In 1965, Jack and Jamie Davies began reviving Schramsberg Vineyards and the estate’s dormant winery. They challenged conventional ideas and relied on innovation to create what are arguably the finest sparkling wines in California. Today, the Davies produce nine sparkling wine cuvées, three of them reserve wines. Remarkably, for 45 years the Davies have scarcely disturbed the surrounding woodland estate, and have kept most of their original crew while growing production to an estimated 60,000 cases.

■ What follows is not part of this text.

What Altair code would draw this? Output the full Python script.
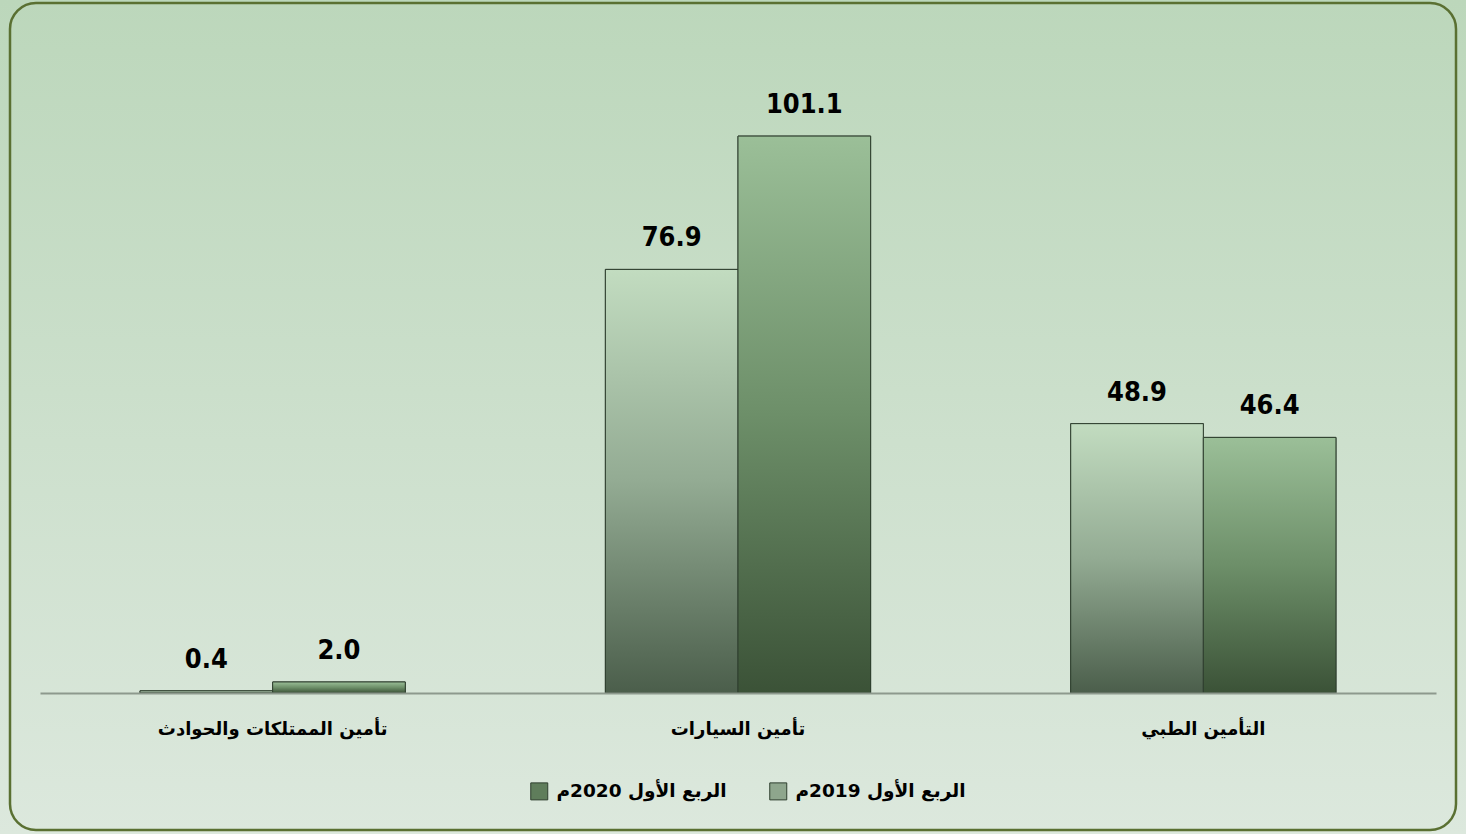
import altair as alt
import pandas as pd

categories = ["تأمين الممتلكات والحوادث", "تأمين السيارات", "التأمين الطبي"]
series = ["الربع الأول 2019م", "الربع الأول 2020م"]
values_2019 = [0.4, 76.9, 48.9]
values_2020 = [2.0, 101.1, 46.4]

rows = []
for c, v in zip(categories, values_2019):
    rows.append({"cat": c, "series": series[0], "value": v})
for c, v in zip(categories, values_2020):
    rows.append({"cat": c, "series": series[1], "value": v})
df = pd.DataFrame(rows)

W, H = 1396, 661
LAT = "DejaVu Sans Condensed"
AR = "DejaVu Sans"


def grad(top, bottom, mid=None):
    stops = [alt.GradientStop(color=top, offset=0)]
    if mid:
        stops.append(alt.GradientStop(color=mid, offset=0.5))
    stops.append(alt.GradientStop(color=bottom, offset=1))
    return alt.Gradient(gradient="linear", stops=stops, x1=0, x2=0, y1=0, y2=1)


g2019 = grad("#c2dcc0", "#4b5e4b", "#93ab93")
g2020 = grad("#9bbf98", "#3b5237", "#6d8f69")
bg = grad("#bcd7bb", "#dce8dd")

x = alt.X(
    "cat:N",
    sort=categories,
    scale=alt.Scale(paddingInner=0.43, paddingOuter=0.215),
    axis=alt.Axis(
        title=None, labelAngle=0, ticks=False, domainColor="#8d998d", domainWidth=2,
        labelFont=AR, labelFontSize=18, labelFontWeight="bold", labelColor="black",
        labelPadding=27, labelLimit=500, zindex=1,
    ),
)
xo = alt.XOffset("series:N", sort=series, scale=alt.Scale(domain=series, paddingInner=0, paddingOuter=0))
y = alt.Y("value:Q", scale=alt.Scale(domain=[0, 120]), axis=None)

one = pd.DataFrame({"a": [0]})
background = alt.Chart(one).mark_rect(fill=bg).encode(
    x=alt.value(-40), x2=alt.value(W + 30), y=alt.value(-32), y2=alt.value(H + 141)
)
frame = alt.Chart(one).mark_rect(
    fill="transparent", stroke="#5a7032", strokeWidth=2.5, cornerRadius=26
).encode(x=alt.value(-30), x2=alt.value(W + 20), y=alt.value(-29), y2=alt.value(H + 137))

base = alt.Chart(df)
legend_bars = base.mark_bar(stroke="#2f3f2f", strokeWidth=1).encode(
    x=x, xOffset=xo, y=y,
    color=alt.Color(
        "series:N",
        scale=alt.Scale(domain=[series[1], series[0]], range=["#5f7d5b", "#8ea68d"]),
        legend=alt.Legend(
            title=None, orient="none", legendX=490, legendY=750, direction="horizontal",
            symbolType="square", symbolSize=289, symbolStrokeColor="#2f3f2f", symbolStrokeWidth=1,
            symbolOpacity=1, labelFont=AR, labelFontSize=18.5, labelFontWeight="bold",
            labelColor="black", labelLimit=400, columnPadding=40, labelOffset=8,
        ),
    ),
)
grad_bars = base.mark_bar(stroke="#2f3f2f", strokeWidth=1).encode(
    x=x, xOffset=xo, y=y,
    fill=alt.condition(alt.datum.series == series[0], alt.value(g2019), alt.value(g2020)),
)
labels = base.mark_text(
    font=LAT, fontSize=27, fontWeight="bold", color="black", dy=-31, baseline="middle"
).encode(x=x, xOffset=xo, y=y, text=alt.Text("value:Q", format=".1f"))

chart = alt.layer(background, frame, legend_bars, grad_bars, labels).properties(
    width=W, height=H,
    autosize=alt.AutoSizeParams(type="none"),
    padding={"left": 40, "top": 32, "right": 30, "bottom": 141},
    background="#cadfca",
).configure_view(stroke=None)

chart.save("out.html", embed_options={"renderer": "svg", "actions": False})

In the last decade, the youngest of the Davies’ three sons, Hugh, has skillfully elaborated upon this legacy. In recent years, Schramsberg’s sparkling wines have garnered top wine media honors and their highest ever consumer demand. They will remain a strong parallel focus as the small production J. Davies vineyards and wines develop.
Ten Years of Research and Experimentation
Hugh Davies has crafted a Cabernet Sauvignon that expresses the historic Diamond Mountain vineyards he explored from early childhood. Named in honor of his father Jack L. Davies, this wine is a culmination of 45 years of intimate knowledge of a place and a passion to create a delicious red wine after more than three decades of creating world-renowned sparkling wines.
The first Bordeaux varietals were planted on the Davies family estate in 1994. Vineyard layout, rootstock, clonal and grape variety selections were revised over time, with a particular emphasis on refining the tight structure and tannic nature characteristic of Diamond Mountain fruit. The continuing success of J. Davies’ sister winery Schramsberg afforded the winery 10 years time to perfect its first wine from Bordeaux varietals: The first J. Davies Cabernet Sauvignon (2001) was released in 2004. Hugh and his viticultural and winemaking team have combined experience with this land that totals six decades.
A Place Like No Other: The Vineyards
Initially, the Davies planted their estate vineyards to the traditional, méthode champenoise grape varieties. Over time, it became apparent that this land was better suited to the cultivation of red Bordeaux varietals, while the depth and character the Davies sought in sparkling wines called for sourcing from a palette of cool-climate vineyards in Carneros, Anderson Valley and the Sonoma and Marin coastal areas.
The first vines on what is now the J. Davies Schram Vineyard were planted in 1862 by Jacob Schram and, at the time, comprised Napa Valley’s first hillside vineyard. This, and the J. Davies’ McEachran Vineyard (first planted in 1878), total 43 acres and are now the southernmost vineyards in the Diamond Mountain District AVA. Flanked by two cool creek canyons — Nash Creek to the north and Ritchie Creek to the south — and surrounded by dense coniferous and deciduous forests, the vines here produce late-ripening, richly concentrated fruit with average yields of just two tons per acre.